Given problem >> Copy out the data below as written; omit any images.

Data provided >>

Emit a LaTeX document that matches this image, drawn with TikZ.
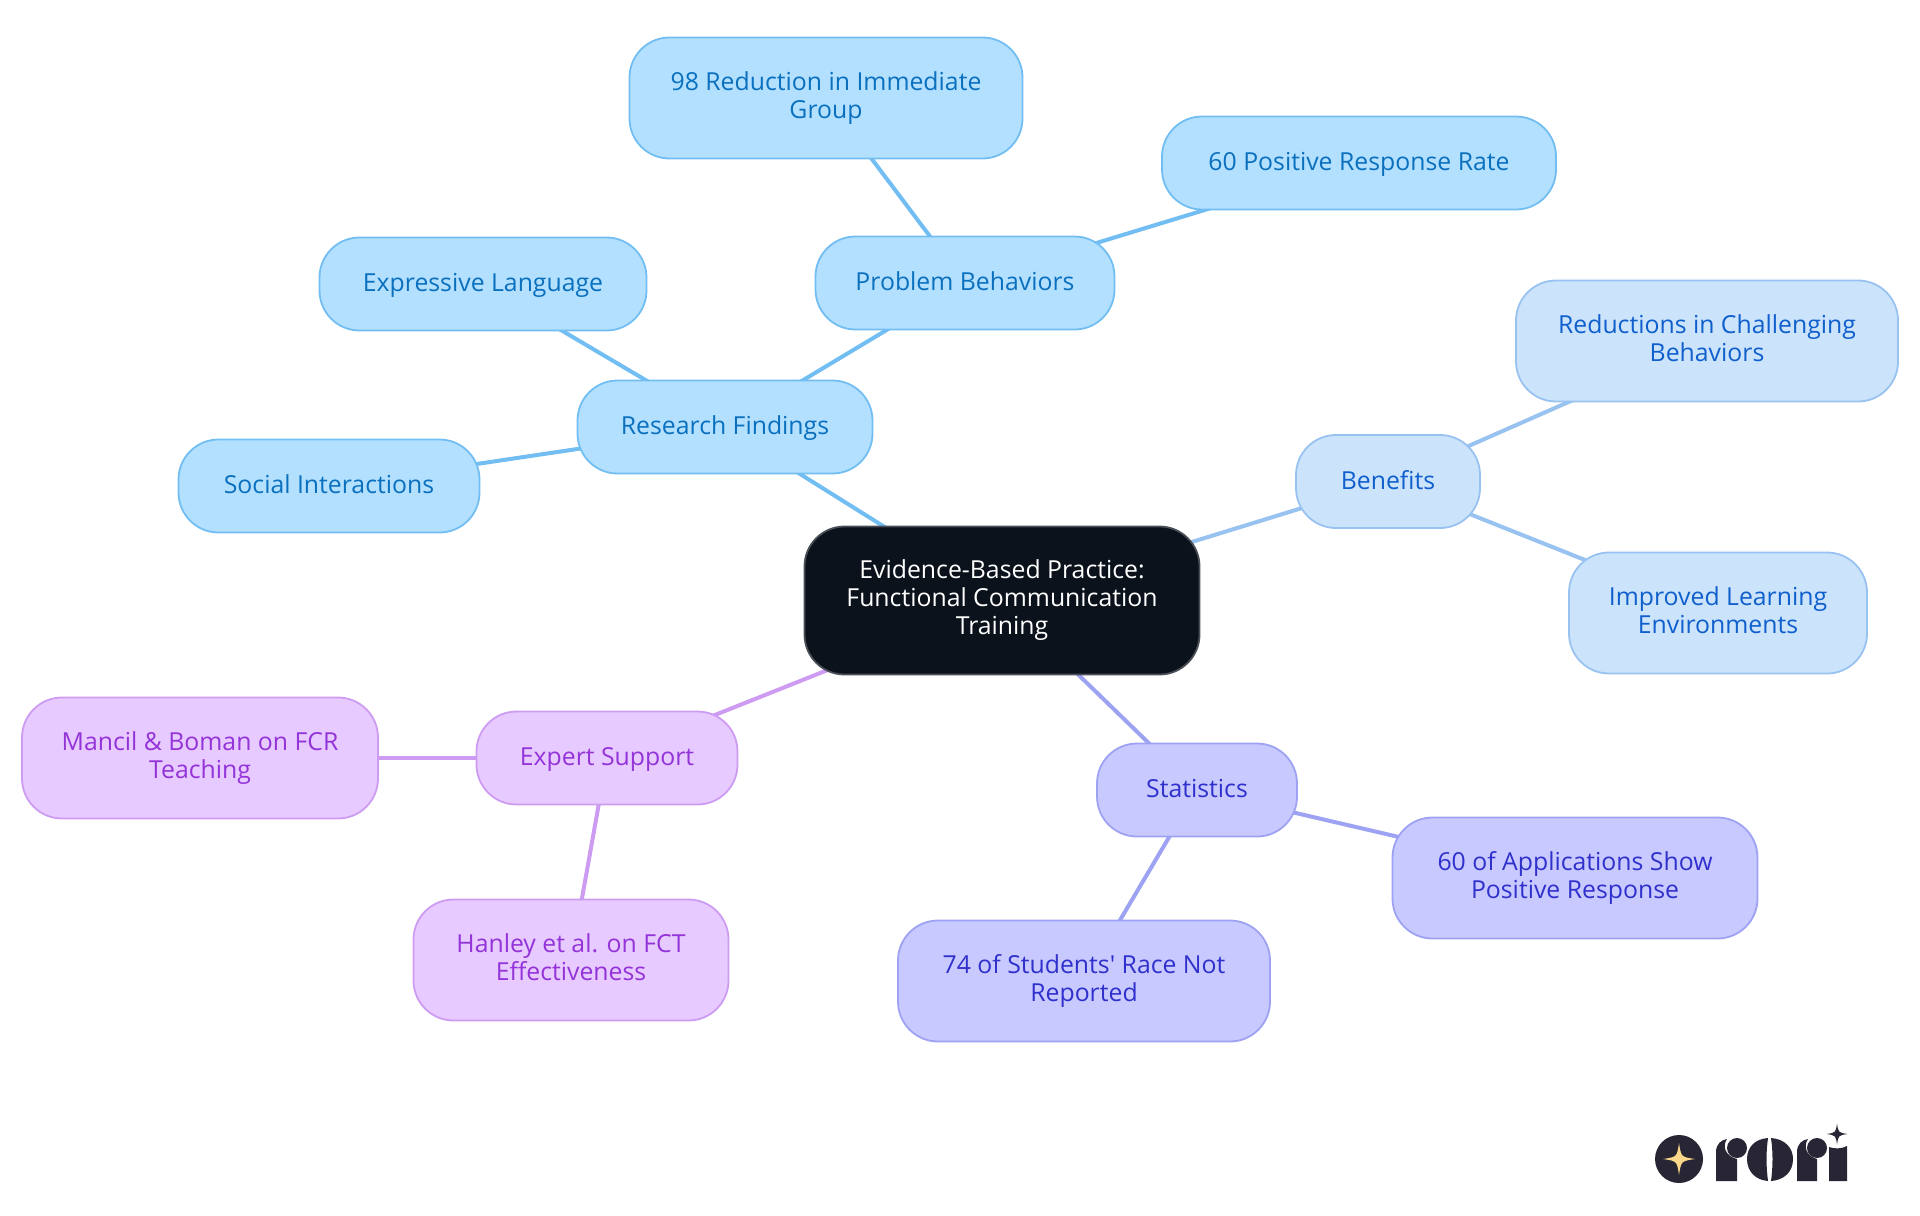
\documentclass[tikz,border=0pt]{standalone}
\usepackage{fontspec}
\setmainfont{Open Sans}[Ligatures=TeXOff]
\usetikzlibrary{backgrounds}
\definecolor{kernbg}{HTML}{0B121B}
\definecolor{kernrand}{HTML}{4A4F57}
\definecolor{blaubg}{HTML}{B3E0FF}
\definecolor{blaurand}{HTML}{72BEF2}
\definecolor{blautext}{HTML}{0A70BE}
\definecolor{hellbg}{HTML}{CCE3FC}
\definecolor{hellrand}{HTML}{98C2F0}
\definecolor{helltext}{HTML}{0F5FCC}
\definecolor{indigobg}{HTML}{C8CAFF}
\definecolor{indigorand}{HTML}{9EA2F2}
\definecolor{indigotext}{HTML}{3030CC}
\definecolor{lilabg}{HTML}{E7CAFF}
\definecolor{lilarand}{HTML}{CD9CF2}
\definecolor{lilatext}{HTML}{9333D8}
\definecolor{logodunkel}{HTML}{282635}
\definecolor{logostern}{HTML}{FBD78A}
\newcommand{\zeilenstrut}{\rule[-3.15pt]{0pt}{14pt}}
\tikzset{
  mapknoten/.style={rectangle,rounded corners=20pt,inner sep=0pt,line width=0.9pt,align=center,
    font=\fontsize{12.4}{14}\selectfont,minimum height=46.5pt,
    execute at begin node=\zeilenstrut,execute at end node=\zeilenstrut},
  kern/.style={mapknoten,fill=kernbg,draw=kernrand,text=white,minimum height=74pt,
    execute at begin node={\vspace*{1.2pt}\zeilenstrut}},
  research/.style={mapknoten,fill=blaubg,draw=blaurand,text=blautext},
  benefit/.style={mapknoten,fill=hellbg,draw=hellrand,text=helltext},
  statistik/.style={mapknoten,fill=indigobg,draw=indigorand,text=indigotext},
  experte/.style={mapknoten,fill=lilabg,draw=lilarand,text=lilatext},
  zweizeilig/.style={minimum height=60.5pt,execute at begin node={\vspace*{2.2pt}\zeilenstrut}},
  ast/.style={line width=2pt}
}
\newcommand{\stern}[4]{\fill[#4] (#1,#2-#3) .. controls (#1+0.13*#3,#2-0.13*#3) .. (#1+#3,#2)
  .. controls (#1+0.13*#3,#2+0.13*#3) .. (#1,#2+#3)
  .. controls (#1-0.13*#3,#2+0.13*#3) .. (#1-#3,#2)
  .. controls (#1-0.13*#3,#2-0.13*#3) .. cycle;}
\begin{document}
\begin{tikzpicture}[x=0.5pt,y=-0.5pt]
  \useasboundingbox (0,0) rectangle (1920,1215);

  \node[kern,minimum width=197.5pt] (kernthema) at (1002,600.5)
    {Evidence-Based Practice:\\Functional Communication\\Training};

  \node[research,minimum width=147.5pt] (findings) at (725,427) {Research Findings};
  \node[research,minimum width=149.5pt] (behaviors) at (965,283) {Problem Behaviors};
  \node[research,zweizeilig,minimum width=196.5pt] (reduction) at (826,98) {98 Reduction in Immediate\\Group};
  \node[research,minimum width=197pt] (response) at (1359,163) {60 Positive Response Rate};
  \node[research,minimum width=163.5pt] (language) at (483,284) {Expressive Language};
  \node[research,minimum width=150.5pt] (social) at (329,486) {Social Interactions};

  \node[benefit,minimum width=92pt] (benefits) at (1388,481.5) {Benefits};
  \node[benefit,zweizeilig,minimum width=191pt] (challenging) at (1707,341) {Reductions in Challenging\\Behaviors};
  \node[benefit,zweizeilig,minimum width=149pt] (learning) at (1718,613) {Improved Learning\\Environments};

  \node[statistik,minimum width=100pt] (statistics) at (1197,790) {Statistics};
  \node[statistik,zweizeilig,minimum width=182.5pt] (applications) at (1575,878) {60 of Applications Show\\Positive Response};
  \node[statistik,zweizeilig,minimum width=186pt] (race) at (1084,981) {74 of Students' Race Not\\Reported};

  \node[experte,minimum width=130.5pt] (expert) at (607,758) {Expert Support};
  \node[experte,zweizeilig,minimum width=178pt] (mancil) at (200,758) {Mancil \& Boman on FCR\\Teaching};
  \node[experte,zweizeilig,minimum width=157.5pt] (hanley) at (571,960) {Hanley et al. on FCT\\Effectiveness};

  \begin{scope}[on background layer]
    \draw[ast,draw=blaurand] (kernthema.center) -- (findings.center);
    \draw[ast,draw=blaurand] (findings.center) -- (behaviors.center);
    \draw[ast,draw=blaurand] (behaviors.center) -- (reduction.center);
    \draw[ast,draw=blaurand] (behaviors.center) -- (response.center);
    \draw[ast,draw=blaurand] (findings.center) -- (language.center);
    \draw[ast,draw=blaurand] (findings.center) -- (social.center);
    \draw[ast,draw=hellrand] (kernthema.center) -- (benefits.center);
    \draw[ast,draw=hellrand] (benefits.center) -- (challenging.center);
    \draw[ast,draw=hellrand] (benefits.center) -- (learning.center);
    \draw[ast,draw=indigorand] (kernthema.center) -- (statistics.center);
    \draw[ast,draw=indigorand] (statistics.center) -- (applications.center);
    \draw[ast,draw=indigorand] (statistics.center) -- (race.center);
    \draw[ast,draw=lilarand] (kernthema.center) -- (expert.center);
    \draw[ast,draw=lilarand] (expert.center) -- (mancil.center);
    \draw[ast,draw=lilarand] (expert.center) -- (hanley.center);
  \end{scope}

  %Logo
  \fill[logodunkel] (1679,1159) circle (24);
  \stern{1679}{1159}{16}{logostern}
  \fill[logodunkel] (1716,1181) -- (1716,1152) .. controls (1716,1144) and (1721,1140) .. (1727,1139)
    .. controls (1722,1146) and (1725,1156) .. (1737,1159) -- (1737,1181) -- cycle;
  \fill[logodunkel] (1737,1148) circle (10);
  \fill[logodunkel] (1768,1138) .. controls (1754,1139) and (1747,1148) .. (1747,1159)
    .. controls (1747,1172) and (1756,1180) .. (1768,1181) .. controls (1766,1166) and (1766,1152) .. cycle;
  \fill[logodunkel] (1771,1138) .. controls (1785,1139) and (1793,1148) .. (1793,1159)
    .. controls (1793,1172) and (1784,1180) .. (1771,1181) .. controls (1773,1166) and (1773,1152) .. cycle;
  \fill[logodunkel] (1797,1181) -- (1797,1152) .. controls (1797,1144) and (1802,1140) .. (1808,1139)
    .. controls (1803,1146) and (1806,1156) .. (1817,1159) -- (1817,1181) -- cycle;
  \fill[logodunkel] (1817,1148) circle (10);
  \fill[logodunkel] (1829,1181) -- (1829,1147) .. controls (1835,1149) and (1841,1149) .. (1847,1146) -- (1847,1181) -- cycle;
  \stern{1837}{1134}{10.5}{logodunkel}
\end{tikzpicture}
\end{document}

Full response >>
Emit a LaTeX document that matches this image, drawn with TikZ.
\documentclass[tikz,border=0pt]{standalone}
\usepackage{fontspec}
\setmainfont{Open Sans}[Ligatures=TeXOff]
\usetikzlibrary{backgrounds}
\definecolor{kernbg}{HTML}{0B121B}
\definecolor{kernrand}{HTML}{4A4F57}
\definecolor{blaubg}{HTML}{B3E0FF}
\definecolor{blaurand}{HTML}{72BEF2}
\definecolor{blautext}{HTML}{0A70BE}
\definecolor{hellbg}{HTML}{CCE3FC}
\definecolor{hellrand}{HTML}{98C2F0}
\definecolor{helltext}{HTML}{0F5FCC}
\definecolor{indigobg}{HTML}{C8CAFF}
\definecolor{indigorand}{HTML}{9EA2F2}
\definecolor{indigotext}{HTML}{3030CC}
\definecolor{lilabg}{HTML}{E7CAFF}
\definecolor{lilarand}{HTML}{CD9CF2}
\definecolor{lilatext}{HTML}{9333D8}
\definecolor{logodunkel}{HTML}{282635}
\definecolor{logostern}{HTML}{FBD78A}
\newcommand{\zeilenstrut}{\rule[-3.15pt]{0pt}{14pt}}
\tikzset{
  mapknoten/.style={rectangle,rounded corners=20pt,inner sep=0pt,line width=0.9pt,align=center,
    font=\fontsize{12.4}{14}\selectfont,minimum height=46.5pt,
    execute at begin node=\zeilenstrut,execute at end node=\zeilenstrut},
  kern/.style={mapknoten,fill=kernbg,draw=kernrand,text=white,minimum height=74pt,
    execute at begin node={\vspace*{1.2pt}\zeilenstrut}},
  research/.style={mapknoten,fill=blaubg,draw=blaurand,text=blautext},
  benefit/.style={mapknoten,fill=hellbg,draw=hellrand,text=helltext},
  statistik/.style={mapknoten,fill=indigobg,draw=indigorand,text=indigotext},
  experte/.style={mapknoten,fill=lilabg,draw=lilarand,text=lilatext},
  zweizeilig/.style={minimum height=60.5pt,execute at begin node={\vspace*{2.2pt}\zeilenstrut}},
  ast/.style={line width=2pt}
}
\newcommand{\stern}[4]{\fill[#4] (#1,#2-#3) .. controls (#1+0.13*#3,#2-0.13*#3) .. (#1+#3,#2)
  .. controls (#1+0.13*#3,#2+0.13*#3) .. (#1,#2+#3)
  .. controls (#1-0.13*#3,#2+0.13*#3) .. (#1-#3,#2)
  .. controls (#1-0.13*#3,#2-0.13*#3) .. cycle;}
\begin{document}
\begin{tikzpicture}[x=0.5pt,y=-0.5pt]
  \useasboundingbox (0,0) rectangle (1920,1215);

  \node[kern,minimum width=197.5pt] (kernthema) at (1002,600.5)
    {Evidence-Based Practice:\\Functional Communication\\Training};

  \node[research,minimum width=147.5pt] (findings) at (725,427) {Research Findings};
  \node[research,minimum width=149.5pt] (behaviors) at (965,283) {Problem Behaviors};
  \node[research,zweizeilig,minimum width=196.5pt] (reduction) at (826,98) {98 Reduction in Immediate\\Group};
  \node[research,minimum width=197pt] (response) at (1359,163) {60 Positive Response Rate};
  \node[research,minimum width=163.5pt] (language) at (483,284) {Expressive Language};
  \node[research,minimum width=150.5pt] (social) at (329,486) {Social Interactions};

  \node[benefit,minimum width=92pt] (benefits) at (1388,481.5) {Benefits};
  \node[benefit,zweizeilig,minimum width=191pt] (challenging) at (1707,341) {Reductions in Challenging\\Behaviors};
  \node[benefit,zweizeilig,minimum width=149pt] (learning) at (1718,613) {Improved Learning\\Environments};

  \node[statistik,minimum width=100pt] (statistics) at (1197,790) {Statistics};
  \node[statistik,zweizeilig,minimum width=182.5pt] (applications) at (1575,878) {60 of Applications Show\\Positive Response};
  \node[statistik,zweizeilig,minimum width=186pt] (race) at (1084,981) {74 of Students' Race Not\\Reported};

  \node[experte,minimum width=130.5pt] (expert) at (607,758) {Expert Support};
  \node[experte,zweizeilig,minimum width=178pt] (mancil) at (200,758) {Mancil \& Boman on FCR\\Teaching};
  \node[experte,zweizeilig,minimum width=157.5pt] (hanley) at (571,960) {Hanley et al. on FCT\\Effectiveness};

  \begin{scope}[on background layer]
    \draw[ast,draw=blaurand] (kernthema.center) -- (findings.center);
    \draw[ast,draw=blaurand] (findings.center) -- (behaviors.center);
    \draw[ast,draw=blaurand] (behaviors.center) -- (reduction.center);
    \draw[ast,draw=blaurand] (behaviors.center) -- (response.center);
    \draw[ast,draw=blaurand] (findings.center) -- (language.center);
    \draw[ast,draw=blaurand] (findings.center) -- (social.center);
    \draw[ast,draw=hellrand] (kernthema.center) -- (benefits.center);
    \draw[ast,draw=hellrand] (benefits.center) -- (challenging.center);
    \draw[ast,draw=hellrand] (benefits.center) -- (learning.center);
    \draw[ast,draw=indigorand] (kernthema.center) -- (statistics.center);
    \draw[ast,draw=indigorand] (statistics.center) -- (applications.center);
    \draw[ast,draw=indigorand] (statistics.center) -- (race.center);
    \draw[ast,draw=lilarand] (kernthema.center) -- (expert.center);
    \draw[ast,draw=lilarand] (expert.center) -- (mancil.center);
    \draw[ast,draw=lilarand] (expert.center) -- (hanley.center);
  \end{scope}

  %Logo
  \fill[logodunkel] (1679,1159) circle (24);
  \stern{1679}{1159}{16}{logostern}
  \fill[logodunkel] (1716,1181) -- (1716,1152) .. controls (1716,1144) and (1721,1140) .. (1727,1139)
    .. controls (1722,1146) and (1725,1156) .. (1737,1159) -- (1737,1181) -- cycle;
  \fill[logodunkel] (1737,1148) circle (10);
  \fill[logodunkel] (1768,1138) .. controls (1754,1139) and (1747,1148) .. (1747,1159)
    .. controls (1747,1172) and (1756,1180) .. (1768,1181) .. controls (1766,1166) and (1766,1152) .. cycle;
  \fill[logodunkel] (1771,1138) .. controls (1785,1139) and (1793,1148) .. (1793,1159)
    .. controls (1793,1172) and (1784,1180) .. (1771,1181) .. controls (1773,1166) and (1773,1152) .. cycle;
  \fill[logodunkel] (1797,1181) -- (1797,1152) .. controls (1797,1144) and (1802,1140) .. (1808,1139)
    .. controls (1803,1146) and (1806,1156) .. (1817,1159) -- (1817,1181) -- cycle;
  \fill[logodunkel] (1817,1148) circle (10);
  \fill[logodunkel] (1829,1181) -- (1829,1147) .. controls (1835,1149) and (1841,1149) .. (1847,1146) -- (1847,1181) -- cycle;
  \stern{1837}{1134}{10.5}{logodunkel}
\end{tikzpicture}
\end{document}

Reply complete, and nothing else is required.